Abstract

‘Nominalism’ refers to a family of views about what there is. The objects we are familiar with (e.g. hands, laptops, cookies, and trees) can be characterized as concrete and particular. Nominalists agree that there are such things. But one group of nominalists denies that anything is nonparticular and another group denies that anything is nonconcrete. These two sorts of nominalism, referred to as ‘nominalism about universals’ and ‘nominalism about abstract objects’, have common motivations in contemporary philosophy. According to nominalists, universals and abstract objects are mysterious entities whose claim to existence is suspicious or ad hoc.

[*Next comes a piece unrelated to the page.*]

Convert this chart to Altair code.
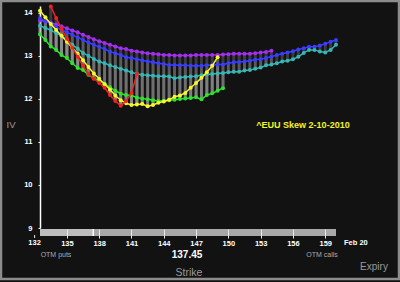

This gives them reasons to want to reject universals and abstract objects but leads to an explanatory challenge: nominalists must explain away the appearance of the universal or the abstract. Varieties of nominalism differ with respect to how they address this challenge. Universals are sui generis entities that are typically thought to be what properties are. Nominalist theories about universals can thus be divided between those that admit that there are sui generis properties but maintain that they are particular instead of universal; those that use constructions out of concrete particular objects to play the role of properties, and those that reject properties altogether. Each of these nominalist strategies has its own merits and difficulties. Theories that seem to posit the existence of abstract objects, like mathematics and set theory, are successfully used in natural sciences. The utility of these theories challenges nominalism about abstract objects and has shaped the current debate about whether these objects exist. According to some nominalists, theories that posit abstract objects are useful but false. Other nominalists maintain that these theories are true but that their truth does not entail that abstract objects exist.